Thursday, January 16, 2014

Just the Facts, Ma'am, Just the Facts (Part 1 of 2)

Controversy followed Daniel E. Sickles throughout his career and his life.  Whether it be the murder of Barton Key before the War or his financial misconduct as the chair of the New York Monument Commission, he had a way of rising from the depths of scandal unruffled.  The story of his ill-advised advance  to the Emmitsburg Road still generates arguments about his rationale and the quality of his generalship.  Beginning with this first installment in a series of blogs you will have a chance to examine the evidence in chronological order and form your own conclusions about Major General Sickles.
These comments and maps are based upon my forthcoming book: Stand To It And Give Them Hell!  (Savas Beatie: June 2014) Which is currently being offered at an introductory price on Amazon.com
1.      Evening, July 1, 1863, most of the III Corps is bivouacked north east of the Trostle house and in the immediate vicinity of the George Weikert house on Southern Cemetery Ridge.
2.      July 2, 1863, before dawn, Captain George G. Meade, Jr., aide-de-camp to and son of Maj. Gen. George G. Meade (Army of the Potomac), arrives at Sickles’s headquarters in the immediate vicinity of the G. Weikert House.


Base maps by Steven Stanley of Gettysburg.      Text and content by John Michael Priest                                 amazon.com/author/johnmpriest.blogspot.com

3.      He orders Sickles to:
a.       Extend the III Corps further south to Little Round Top
b.      And to relieve Brig. Gen. John W. Geary’s division of the XII Corps and leaves sickles to obey the directive.
4.      Sickles does not comply.
a.       He later he later said he had no idea of Geary’s exact location
5.      An hour later, shortly after sunrise (4:30 a.m.), and aide from Geary arrives at III Corps headquarters and
a.       Informs Sickles of Geary’s location
b.      Asks him to send an officer to inspect the position
c.       And asks for Sickles to immediately move troops to the designated area.
6.      Sickles replies that he:
a.       Would “attend to it in due time
b.      And does nothing.
c.       Geary leaves 2 regiments on Little Round Top and moves the rest of his command to Culp’s Hill.
7.      Several times, between daylight and 8:00 a.m., Sickles dispatches his aide, Maj. Henry E. Tremain to Army headquarters at the Leister house where he requests:
a.       Meade to authorize the III Corps to move to the Emmitsburg Road to deny Lee access to it
b.      And to provide a cavalry screen to protect the supply trains as they arrive from the south.
8.      Meade does not respond and Tremain returns to Sickles without orders.
9.      In the meantime, at 7:30 a.m., Sickles sends Brig. Gen. J. H. Hobart Ward’s brigade west to the edge of the woods west of the John Weikert house.
10.  Between 8:00 a.m. to 9:00 a.m., Captain Meade visits Sickles at the Abraham Trostle house (new III Corps headquarters) to check on Sickles’s compliance with his earlier directive.

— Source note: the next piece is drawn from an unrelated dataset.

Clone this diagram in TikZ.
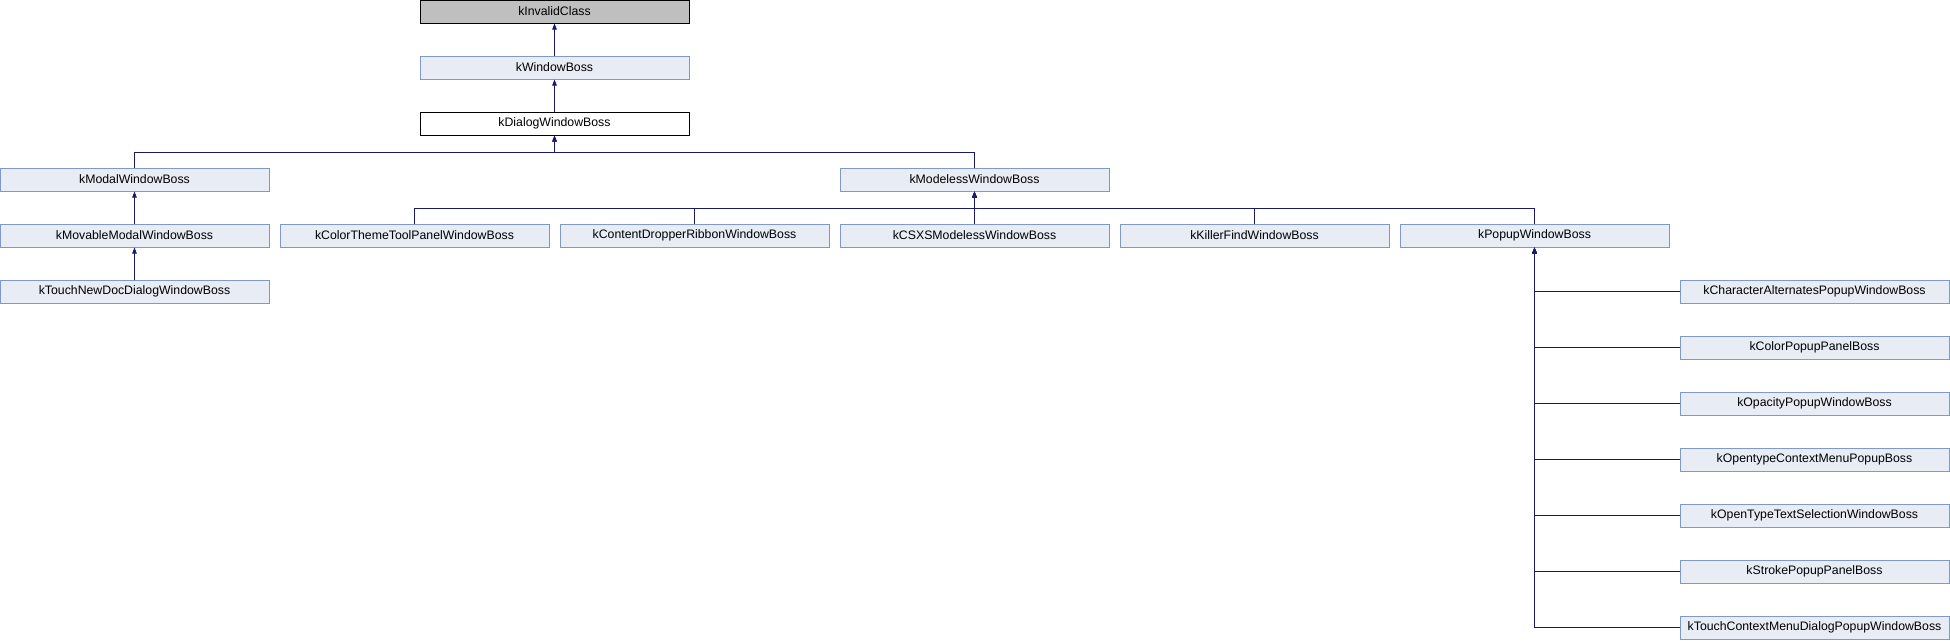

Base maps by Steven Stanley of Gettysburg.  Text and content by John Michael Priest                                 amazon.com/author/johnmpriest.blogspot.com

11.  Sickles responds that he had not “understood” where he was to relieve Geary.

12.  At 8:00 a.m., Ward deploys the 2nd U.S. Sharpshooters south across the Millerstown Road. Several companies swing west along the eastern side of the Wheatfield and the woods on Houck’s Ridge.  Two companies face south across Plum Run to the crest of Little Round Top, relieving Geary’s 2 regiments.